Invented and immortalised by John Cleese in a sketch called Dirty Hungarian Phrasebook—where Cleese, playing a Hungarian in London, walks into a tobacco shop to buy cigarettes and reading from a phrasebook, says ‘my hovercraft is full of eels’—the phrase has now come to define incoherence, or not understanding somebody.

Perhaps because I heard it on numerous occasions during the week of the Newlands Test in this city or perhaps because of its strong imagery with a sinking ship, this was the phrase that popped first into my mind as the last of 10 Indian wickets fell in the space of a session to hand the Proteas the first Test and control of this series. Somewhere along the way, India’s will to win on these shores too is lost in translation.

To only blame Rohit’s presence, or Kohli’s decision to include him in the side, would be unwise. Dhawan’s inclusion in the team was almost as unpopular with the fans. More so, once Kohli gave his ‘hovercraft and eels’ explanation for excluding KL Rahul. “Well, the left-hander [along with a right-handed opener] always helps, that’s what we felt,” Kohli said. “I mean it’s difficult for the bowlers to set their lines and lengths every time with the strike rotating well. It has worked for us in the recent past, and that definitely is a combination that a lot of international sides want to go with these days, because you don’t want the bowlers to settle against one line and length, especially with the new ball. That’s the idea behind it.”

Since Australia visited India in February 2017, Rahul has scored a fifty or two in each of the eight Test matches he has played in, bar one. Versus Australia he had an innings of 64 in Pune, 90 and 51 in Bangalore, 67 in Dharamshala. Then, against Sri Lanka, there was a 57 in Colombo, 85 in Pallekele and 79 on the incredibly difficult pitch of Kolkata. Only in Nagpur, in what was his final Test appearance, did this run of form stop, where he batted just once and scored 7. But the fact that he was a right-hander and not his form was used as a measure in Newlands; out he went and in slipped Dhawan.

Twice India were presented with the best batting conditions and twice did Dhawan put the team on the backfoot by throwing his wicket away. On the first day, well after the demons in the pitch had eased out, Dhawan had the task of seeing 11 overs that India had to bat till stumps.

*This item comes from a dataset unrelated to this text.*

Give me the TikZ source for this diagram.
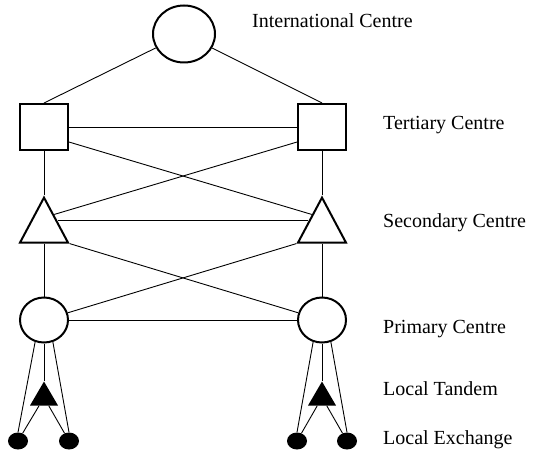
\documentclass[tikz,border=0pt]{standalone}
\usepackage{fontspec}
\setmainfont{Liberation Serif}
\usetikzlibrary{shapes.geometric, positioning, calc}

\begin{document}
\begin{tikzpicture}[
  x=1pt, y=-1pt,
  font=\rmfamily\fontsize{20}{24}\selectfont,
  link/.style={line width=0.9pt},
  centre/.style={
    draw, ellipse, line width=2pt, inner sep=0pt,
    minimum width=48pt, minimum height=45pt
  },
  intl/.style={centre, minimum width=62pt, minimum height=57pt},
  tertiary/.style={
    draw, rectangle, line width=2pt, inner sep=0pt,
    minimum width=48pt, minimum height=46pt
  },
  secondary/.style={
    draw, isosceles triangle, isosceles triangle stretches,
    shape border rotate=90, line width=2pt, inner sep=0pt,
    minimum width=48pt, minimum height=45pt, anchor=apex
  },
  tandem/.style={
    fill, isosceles triangle, isosceles triangle stretches,
    shape border rotate=90, inner sep=0pt,
    minimum width=28pt, minimum height=24pt, anchor=apex
  },
  exchange/.style={fill, ellipse, inner sep=0pt, minimum width=20pt, minimum height=17pt},
  tag/.style={anchor=base west, inner sep=0pt}
]
\useasboundingbox (0,0) rectangle (534,454);

% centres
\node[intl] (ic) at (184,34) {};
\node[tertiary] (tertL) at (44,127) {};
\node[tertiary] (tertR) at (322,127) {};
\node[secondary] (secL) at (44,195) {};
\node[secondary] (secR) at (322,195) {};
\node[centre] (primL) at (44,320) {};
\node[centre] (primR) at (322,320) {};
\node[tandem] (tanL) at (44,381) {};
\node[tandem] (tanR) at (322,381) {};
\node[exchange] (exL1) at (18,441) {};
\node[exchange] (exL2) at (69,441) {};
\node[exchange] (exR1) at (297,441) {};
\node[exchange] (exR2) at (347,441) {};

% labels
\node[tag] (lblIntl) at (252,28) {International Centre};
\node[tag] (lblTert) at (383,130) {Tertiary Centre};
\node[tag] (lblSec) at (383,227) {Secondary Centre};
\node[tag] (lblPrim) at (383,333) {Primary Centre};
\node[tag] (lblTan) at (383,395) {Local Tandem};
\node[tag] (lblExc) at (383,444) {Local Exchange};

% links
\draw[link] (ic) -- (tertL.north);
\draw[link] (ic) -- (tertR.north);
\draw[link] (tertL) -- (tertR);
\draw[link] (tertL.-31) -- ($(secR.apex)!0.4!(secR.left corner)$);
\draw[link] (tertR.-149) -- ($(secL.apex)!0.4!(secL.right corner)$);
\draw[link] (tertL.south) -- (secL.apex);
\draw[link] (tertR.south) -- (secR.apex);
\draw[link] ($(secL.apex)!0.53!(secL.right corner)$) -- ($(secR.apex)!0.53!(secR.left corner)$);
\draw[link] (secL.right corner) -- (primR);
\draw[link] (secR.left corner) -- (primL);
\draw[link] (secL.lower side) -- (primL.north);
\draw[link] (secR.lower side) -- (primR.north);
\draw[link] (primL) -- (primR);
\foreach \s in {L,R} {
  \draw[link] (prim\s.-112) -- (ex\s1.north);
  \draw[link] (prim\s.-68) -- (ex\s2.north);
  \draw[link] (prim\s.south) -- (tan\s.apex);
  \draw[link] (tan\s) -- (ex\s1);
  \draw[link] (tan\s) -- (ex\s2);
}
\end{tikzpicture}
\end{document}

Dhawan, quite like Rohit, enjoys filling his coffers against Sri Lankan bowlers. In the last international that he had played before this tour, an ODI in Visakhapatnam versus the Lankans, the left-hander had struck a hundred. His two Test hundreds last year had come against the same side as well. Perhaps mistaking Steyn, Morkel, Philander and Rabada for Lakmal, Gamage and Perrera, Dhawan made the fatal error of confusing attack for defence. Where caution was the need of the hour and not a minute more, Dhawan struck three streaky fours and while attempting a fourth, he top edged Dale Steyn and didn’t even bother to wait until the catch was taken.

A similar pull shot in the second innings was mistimed as well, giving Morne Morkel and South Africa their first of 10 breakthroughs in that session. Less than two hours after Dhawan’s wicket, India were bowled out for 135, in 42.4 overs. “Look, [South Africa] too had their share of collapses,” Kohli said. Looking inward a short while later, he added: “Everyone in the change-room is really disappointed with today’s effort because we were feeling really good at lunch when we restricted them to under 210. To not having got the job done, it hurts and it should hurt because that’s the only way you can rectify the mistakes and come out with more motivation in the next match.”

Having said that, Kohli left the press room and began crossing the field towards the waiting team bus. Under the cold and dark shadow of the Table Mountain, the silhouette in white disappeared from view within a few steps. And all that could be seen in the distance was the dim glow of a smartphone.